Two Chinese destroyers and a supply ship set sail on Friday—the first time in recent history that the nation has deployed ships on a potential combat mission well beyond its territorial waters.
“[If] our naval vessels are ambushed by pirate ships we will resolutely fight back to protect our own safety,” Rear Admiral Xiao Xinnian said at a press briefing.
“If the act of piracy is already under way and the pirates are already robbing other civilian vessels, we will suppress their acts, provided we have the capability and conditions to do so.”
Xiao, who also serves as navy deputy chief of staff, said the Chinese ships would mainly be charged with protecting the nation’s commercial vessels as well as the ships of international organisations such as the United Nations World Food Programme.

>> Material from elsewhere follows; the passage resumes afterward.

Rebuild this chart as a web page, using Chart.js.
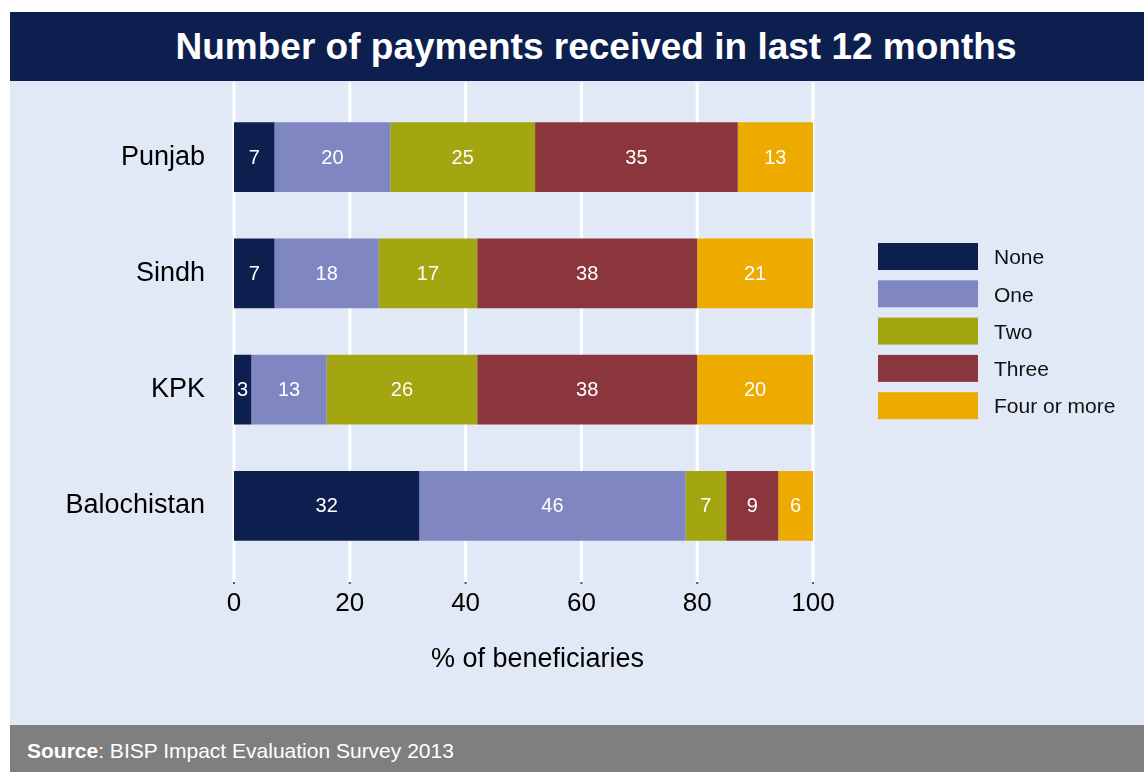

About 100 ships—seven of them Chinese—have been attacked by Somali pirates since the beginning of the year. At least one Chinese vessel is believed still to be in the hands of the attackers.
The admiral said Chinese war ships would investigate any suspect pirate vessels and approach them and demand that they show their relevant documents and certificates.
The ships would mainly stay in international waters but could enter Somali territory if the situation warranted it, he added.
The UN Security Council last week gave nations a one-year mandate to act inside lawless Somalia to stop the rampant piracy in the Gulf of Aden, part of the Suez Canal route from Europe to Asia.
But some companies are now sailing their vessels around Africa, a longer and thus more expensive route, to avoid the increasingly brazen pirate attacks—including the seizure of a Saudi supertanker carrying two million barrels of oil.
Huang Xueping, a spokesperson for China’s Ministry of National Defence, said China would cooperate with other nations fighting pirates under UN leadership.
“We maintain that the leading and coordinating role of the United Nations should be strengthened and relevant parties should earnestly abide by international law and the concerned UN Security Council resolutions,” he said.
Besides being equipped with guided missiles and artillery, the fleet of three Chinese ships will also carry two helicopters and a detail of special forces, according to Xiao.
“With these weapons we will be able to combat piracy effectively,” he said.
“This mission will demonstrate the resolve and the capability of the Chinese navy to deal with multiple security threats and diversified military tasks.”
Ma Luping, director of China’s naval operations, said the flotilla was facing up to 30 organised groups made up of as many as 1 000 pirates.
China would also be willing to provide rescue and aid services to Taiwan-owned ships as long as they registered with the Chinese government, Ma said.
“Currently we do not see any insurmountable obstacles in patrolling these areas,” Ma said.
“We are confident and capable of fulfilling this mission.”
Pirates have made an estimated $30-million hijacking ships for ransom this year, seizing more than 40 vessels off Somalia’s 3 000km coastline.
Last week, the Chinese Foreign Ministry said about 20% of the 1 265 Chinese ships passing through the area had come under attack this year.